By Yunping Tong/Dalia Fahmy/Conrad Hackett
PEW Research Center, March 11 – Buddhists are the world’s only major religious group whose population shrank between 2010 and 2020, according to a recent Pew Research Center analysis of religion in 201 countries and territories.
In 2010, an estimated 343 million people around the world identified as Buddhists. By 2020, that figure had fallen to 324 million. That’s a decline of roughly 5%.
During this period, the global population grew by 12%. The size of other religious groups we track at the global level also grew. As a result, Buddhists’ share of the global population dropped from 4.9% in 2010 to 4.1% in 2020.
A table and bar chart showing that Buddhism is the only major religion with a shrinking number of followers.
But why were there fewer Buddhists in 2020 than in 2010?
Buddhists globally are relatively old and tend to have few children. So there are a lot of adults nearing the end of their lives and fewer children to replace them.
Many people who were raised as Buddhists in childhood no longer identify with Buddhism in adulthood, a process known as religious switching. Although some people also convert to Buddhism, more people are leaving than joining.
These dynamics are tied to geography. Nearly all Buddhists – 98% – live in the Asia-Pacific region, and around four-in-ten live in five East Asian places: China, Japan, South Korea, Taiwan and Hong Kong. In East Asia, the median age is higher than in other parts of the world, birth rates tend to be low, and many adults have left their childhood religions. Between 2010 and 2020, the total number of Buddhists in the five East Asian places fell by 32 million, or 22%.
Aging population with low fertility
Buddhists are older, on average, and have fewer children than any other worldwide religious group we routinely study.
A bar chart showing that Buddhists tend to have fewer children and be older than other religious groups.
The median age of Buddhists around the world was roughly 40 as of 2020. That was nine years older than the median age of the overall global population (31). It was also older than the median age of Jews (38), Christians (31), Hindus (29) and Muslims (24).
Buddhists around the world were estimated to have 1.6 children per woman, according to Pew Research Center’s most recent estimates for 2010-2015.
That’s about one full child less than the average fertility level for women globally. It’s also well below the minimum of 2.1 children per woman that typically is needed for a population to stay the same size (without other factors like immigration or, in the case of religious groups, conversion). This number is also known as replacement-level fertility. Buddhists are the only religion in our analysis whose 2010-2015 global fertility rate was below replacement level.

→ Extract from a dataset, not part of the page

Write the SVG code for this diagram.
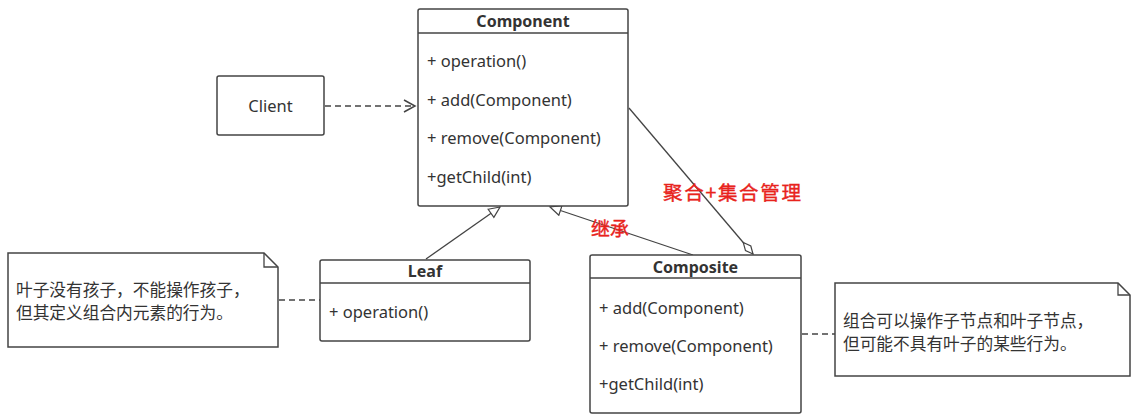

When a group’s fertility rates stay low over time, its age structure changes. Think of it like a pyramid. Initially, there are a lot of young people at the bottom and fewer elderly people on top, but over time it changes to a brick or even an upside-down pyramid, with lots of aging people on top and relatively few children underneath. During this process, the population first grows slowly and, eventually, shrinks.
We see this dynamic occurring in East Asia, where people in general – not just Buddhists – are relatively old and have relatively few children. That is slowing population growth.
The combined populations of China, Japan, South Korea, Taiwan and Hong Kong grew by just 5% between 2010 and 2020. By contrast, the number of people living elsewhere in the Asia-Pacific region increased by 13%, and the rest of the world’s population expanded by 16% over the same decade.
Religious Switching
The decline of Buddhism also is a result of religious switching. We use that phrase to describe any change between the religious group in which a person says they were raised (in childhood) and their present religious identity (as an adult).
A bar chart showing that, for every 12 adults worldwide who have joined Buddhism, 22 adults have left.
Globally, Buddhism has attracted many converts. For every 100 adults who were raised Buddhist, 12 adults have joined, according to a Center analysis of people ages 18 to 54. In proportion to its population, Buddhism gains more converts than Christianity, Hinduism or Islam do. (Due to data limitations, we don’t have comparable worldwide figures for Judaism or other religions.)
However, Buddhism also loses a higher share of its adherents than any other world religion we study. For every 100 adults who were raised Buddhist, 22 have left Buddhism and now identify with other religions or with no religion.
As a result of this switching in both directions, there is a net loss of 10 adherents for every 100 people raised Buddhist.
These switching dynamics are pronounced in East Asia and mostly absent in other parts of Asia. In Japan, roughly half of adults raised Buddhist have left the religion, while in South Korea, six-in-ten have done so, according to 2024 Center surveys. But in Thailand – a Southeast Asian country that has the world’s largest Buddhist population – nearly all people who say they were raised Buddhist still identify as Buddhist today.